A volta é de Elias e não como querem dar ao termo Elias a conotação de que quer dizer Messias ou Mensageiro.

Em Lucas 1, 11-14, encontraremos o anúncio da chegada de Elias: “Mas o anjo lhe disse:" Não tenhas medo, Zacarias, porque tua oração foi ouvida: tua esposa Isabel vai te dar um filho e lhe porás o nome de João”. E continuando no versículo 17: “Ele o precederá com o espírito e o poder de Elias, para reconduzir o coração dos pais aos filhos, bem como os rebeldes aos sentimentos dos justos. Vai preparar assim para o Senhor, um povo bem disposto".

Se João estaria com o espírito e o poder de Elias, conclusão lógica que João era o próprio Elias reencarnado.

E finalmente a confirmação que João Batista era o Elias: “Os discípulos lhe perguntaram:" Por que dizem os escribas, que Elias deve vir antes? "Respondeu-lhes: "Elias há de vir para restabelecer todas as coisas. Mas eu vos digo que Elias já veio e não o reconheceram, mas fizeram com ele o que quiseram. Do mesmo modo, também o filho do homem está para sofrer da parte deles.”. Então, os discípulos compreenderam que Jesus lhes tinha falado a respeito de João Batista". (Mateus 17, 10-13; Marcos 9. 11-13).

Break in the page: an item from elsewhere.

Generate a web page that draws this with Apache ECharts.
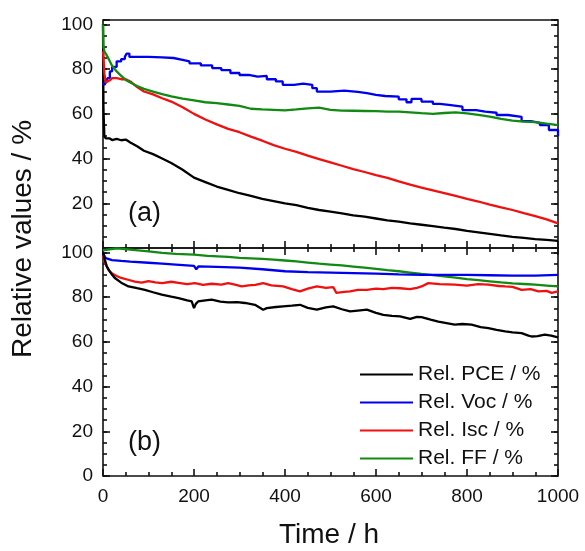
<!DOCTYPE html>
<html>
<head>
<meta charset="utf-8">
<script src="https://cdn.jsdelivr.net/npm/echarts@6/dist/echarts.min.js"></script>
<style>
html,body{margin:0;padding:0;background:#fff;}
#chart{width:585px;height:551px;}
</style>
</head>
<body>
<div id="chart"></div>
<script>
// ---- Data ----
// Panel (a)
const timeA = [0,1,3,6,10,15,20,30,40,50,60,75,90,110,130,150,175,200,225,250,275,300,325,350,375,400,425,450,475,500,525,550,575,600,625,650,675,700,725,750,775,800,825,850,875,900,925,950,975,1000];
const pceA = [100,62,50,49,48.5,49,48.3,48.8,48.2,48.5,47.2,45.5,43.5,42,40,38,35,31.5,29.5,27.5,26,24.5,23.3,22,21,20,19.2,18,17,16.3,15.5,14.6,14,13.2,12.4,11.8,11,10.4,9.8,9.1,8.5,7.7,7,6.3,5.6,5,4.5,4,3.6,3.2];
const iscA = [88,85,78,74,73.5,75,76,76,75.5,75.5,74.5,72,70,68.7,67,65.5,63,60,57.5,55.3,53.3,51.8,49.8,48,46,44.4,43,41.3,39.8,38.3,36.8,35.3,34,32.6,31.4,29.8,28.4,27,25.8,24.6,23.3,22,20.8,19.4,18.2,17,15.6,14.3,12.8,11];
const ffA = [100,90,88,87,85.5,83.5,81.5,79,77,75.2,74,72.5,71.2,70,68.8,67.8,66.8,66,65.2,64.8,64.2,63.6,62.3,62,61.8,61.6,62,62.5,62.8,61.8,61.5,61.4,61.3,61.2,61,61,60.7,60.3,60,60.4,60.7,60.2,59.6,58.8,57.8,57,56.5,56.3,55.6,55];
const vocA_t = [0,3,6,10,15,20,30,40,48,52,58,75,100,130,155,175,190,215,240,260,280,300,320,340,360,380,395,420,440,460,470,500,530,560,580,600,620,650,667,678,700,725,740,760,790,820,840,865,890,920,940,960,980,1000];
const vocA = [74,73,74,76,79,81,83.5,84.5,85.5,87,85.5,85.5,85.3,85,84.2,83.5,82.6,81.7,80.5,79.6,78.3,77.4,76.7,77,75.5,74.5,73,73.5,73,71.5,70,70.4,69.8,69.3,68.5,68,67.7,66.5,65.2,66.7,65.5,64.5,64,63.2,61.7,61,60.5,59.5,58.7,56.8,56,55,52.8,50];

// Panel (b)
const ffB_t = [0,30,60,100,130,160,200,230,275,300,325,350,375,400,425,450,475,500,525,550,575,600,625,650,675,700,725,750,775,800,825,850,875,900,925,950,975,1000];
const ffB = [101,101.8,101.3,100.5,99.8,99.4,99,98.5,98,97.6,97.4,97.1,96.8,96.4,96,95.5,95,94.6,94.2,93.7,93.2,92.7,92.1,91.6,91,90.4,89.9,89.3,88.7,88.1,87.6,87.1,86.6,86.2,85.9,85.6,85.2,84.8];
const vocB_t = [0,3,6,10,20,40,60,100,130,160,200,205,210,250,300,350,400,450,500,550,600,650,700,750,800,850,900,950,1000];
const vocB = [100,98.5,97.5,97,96.6,96.2,95.9,95.4,95,94.6,94,92.5,93.8,93.6,93.2,92.5,91.6,91.2,91,90.8,90.5,90.2,90,90,90,89.8,89.6,89.6,90];
const iscB_t = [0,3,8,15,20,30,40,55,70,85,100,115,130,150,166,185,202,220,239,260,275,290,305,320,335,352,370,396,415,433,450,470,490,506,513,530,543,560,580,600,616,635,653,675,690,700,715,740,773,800,825,847,870,884,900,920,940,957,975,986,1000];
const iscB = [99,96,93.8,91.5,90.6,89.5,88.6,87.8,87,86.5,87.2,86.6,86.3,86.9,86.4,85.8,86.3,85.5,86,85.6,86.3,85.6,84.8,85.3,85.5,86.3,85.3,84.8,83.6,82.6,83.8,84.8,84.2,84.5,81.9,82.4,82.6,83.3,83.3,83.8,83.6,84.2,84,83.6,84.2,84.8,86.3,85.8,85.6,85.2,85.8,85.6,85,84.8,84.6,83.3,83.6,82.6,82.8,81.9,82.6];
const pceB_t = [0,4,8,12,20,26,40,56,75,92,110,129,150,166,185,195,200,204,209,225,239,258,275,295,312,334,352,360,380,396,415,433,450,470,490,506,525,543,560,580,600,616,635,653,675,690,700,720,737,755,773,790,810,830,847,865,884,900,920,935,942,955,971,985,1000];
const pceB = [100,96.8,94,92.3,90,88.6,86.5,84.8,84,83.3,82.2,81.1,80.2,79.6,78.6,78.1,75.1,77,78.1,78.6,78.9,78,77.7,77.8,77.4,76.6,74.4,75.1,75.6,75.9,76.2,76.6,75.2,74.4,75.4,75.9,74.6,73.6,74,74.4,73,72.1,71.6,71.4,70.3,71.2,71.1,70,69.1,68.4,67.7,68,67.7,66.6,66.2,65.4,64.7,64.3,63.9,62.8,62.4,62.6,63.2,62.8,62];

const names = ['Rel. PCE / %','Rel. Voc / %','Rel. Isc / %','Rel. FF / %'];
const xTicks = [0,200,400,600,800,1000];
const yTicks = [0,20,40,60,80,100];

// ---- Chart ----
const COLORS = {pce:'#000000', voc:'#0000f0', isc:'#f01010', ff:'#128a12'};
const INK = '#111';
const FONT = "'Liberation Sans', Arial, sans-serif";
const zip = (t, v) => t.map((x, i) => [x, v[i]]);

const L = 103, W = 455, TOP_A = 20, H = 228;

function xAx(gridIndex, position, showLabel, ticks) {
  return {
    type:'value', gridIndex, position, min:0, max:1000, interval:200,
    axisLine:{show:false}, splitLine:{show:false},
    axisTick:{show:ticks, inside:true, length:7, lineStyle:{color:INK, width:1.6}},
    minorTick:{show:ticks, splitNumber:4, length:4, lineStyle:{color:INK, width:1.6}},
    axisLabel:{show:showLabel, fontSize:19, color:INK, fontFamily:FONT, margin:11,
      formatter: v => xTicks.includes(v) ? String(v) : ''}
  };
}
function yAx(gridIndex, position, interval, len, labelFilter) {
  return {
    type:'value', gridIndex, position, min:0, max:102, interval,
    axisLine:{show:false}, splitLine:{show:false},
    axisTick:{show:true, inside:true, length:len, lineStyle:{color:INK, width:1.6}},
    axisLabel:{show: !!labelFilter, fontSize:19, color:INK, fontFamily:FONT, margin:10,
      formatter: v => (labelFilter && labelFilter(v)) ? String(v) : ''}
  };
}

const LW = 2.3;
function line(name, xi, yi, data, color, extra) {
  return Object.assign({name, type:'line', xAxisIndex:xi, yAxisIndex:yi, data, showSymbol:false,
    lineStyle:{width:LW, color}, itemStyle:{color}}, extra || {});
}

const option = {
  animation:false,
  backgroundColor:'#fff',
  grid:[
    {left:L, top:TOP_A, width:W, height:H, show:true, borderColor:INK, borderWidth:1.6, backgroundColor:'transparent'},
    {left:L, top:TOP_A+H, width:W, height:H, show:true, borderColor:INK, borderWidth:1.6, backgroundColor:'transparent'}
  ],
  xAxis:[
    xAx(0,'bottom',false,true),
    xAx(0,'top',false,true),
    xAx(1,'bottom',true,true)
  ],
  yAxis:[
    yAx(0,'left',20,7, v => yTicks.includes(v) && v > 0),
    yAx(0,'left',5,4,null),
    yAx(0,'right',20,7,null),
    yAx(0,'right',5,4,null),
    yAx(1,'left',20,7, v => yTicks.includes(v)),
    yAx(1,'left',5,4,null),
    yAx(1,'right',20,7,null),
    yAx(1,'right',5,4,null)
  ],
  legend:{
    data:names, orient:'vertical', left:355, top:359, itemGap:7,
    icon:'rect', itemWidth:53, itemHeight:2,
    textStyle:{fontSize:21, color:INK, fontFamily:FONT, lineHeight:21},
    selectedMode:false
  },
  graphic:[
    {type:'text', left:128, top:200, style:{text:'(a)', font:"27px 'Liberation Sans', Arial, sans-serif", fill:INK}},
    {type:'text', left:128, top:429, style:{text:'(b)', font:"27px 'Liberation Sans', Arial, sans-serif", fill:INK}},
    {type:'text', x:329, y:535, style:{text:'Time / h', font:"28px 'Liberation Sans', Arial, sans-serif", fill:INK, textAlign:'center', textVerticalAlign:'middle'}},
    {type:'text', x:23, y:239, rotation:Math.PI/2, style:{text:'Relative values / %', font:"28px 'Liberation Sans', Arial, sans-serif", fill:INK, textAlign:'center', textVerticalAlign:'middle'}}
  ],
  series:[
    line(names[0],0,0,zip(timeA,pceA),COLORS.pce),
    line(names[1],0,0,zip(vocA_t,vocA),COLORS.voc,{step:'end'}),
    line(names[2],0,0,zip(timeA,iscA),COLORS.isc),
    line(names[3],0,0,zip(timeA,ffA),COLORS.ff),
    line(names[3],2,4,zip(ffB_t,ffB),COLORS.ff),
    line(names[1],2,4,zip(vocB_t,vocB),COLORS.voc),
    line(names[2],2,4,zip(iscB_t,iscB),COLORS.isc),
    line(names[0],2,4,zip(pceB_t,pceB),COLORS.pce)
  ]
};
const chart = echarts.init(document.getElementById('chart'), null, {renderer:'canvas'});
chart.setOption(option);
</script>
</body>
</html>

Não foi Elias reconhecido por estar reencarnado como João. Se fosse o contrário Jesus não deixaria que seus discípulos continuassem pensando que João era o Elias, pois em várias passagens, demonstrou conhecer os pensamentos mais íntimos das pessoas.

E para que não restasse dúvida alguma quanto a isso, vem ele próprio confirmar: “E, se quiserdes compreendê-los, João é o Elias que estava para vir. Quem tiver ouvidos, que escute bem". (Mateus 11, 14-15).

Aqui fica bem clara e taxativa a reencarnação, pois é da boca do próprio Jesus que sai a afirmativa de João ser o Elias que estava para vir antes dele, a fim de preparar-lhe o caminho.

E como sabia que ainda os homens não teriam o completo entendimento de que realmente falava era da reencarnação acrescenta: “Quem tiver ouvidos, que escute bem”.

Bibliografia

Bíblia Sagrada. Editora Ave Maria, 68ª Edição, 1989; Novo Testamento. São Paulo, SP, LEB - Edições Loyola, 1984.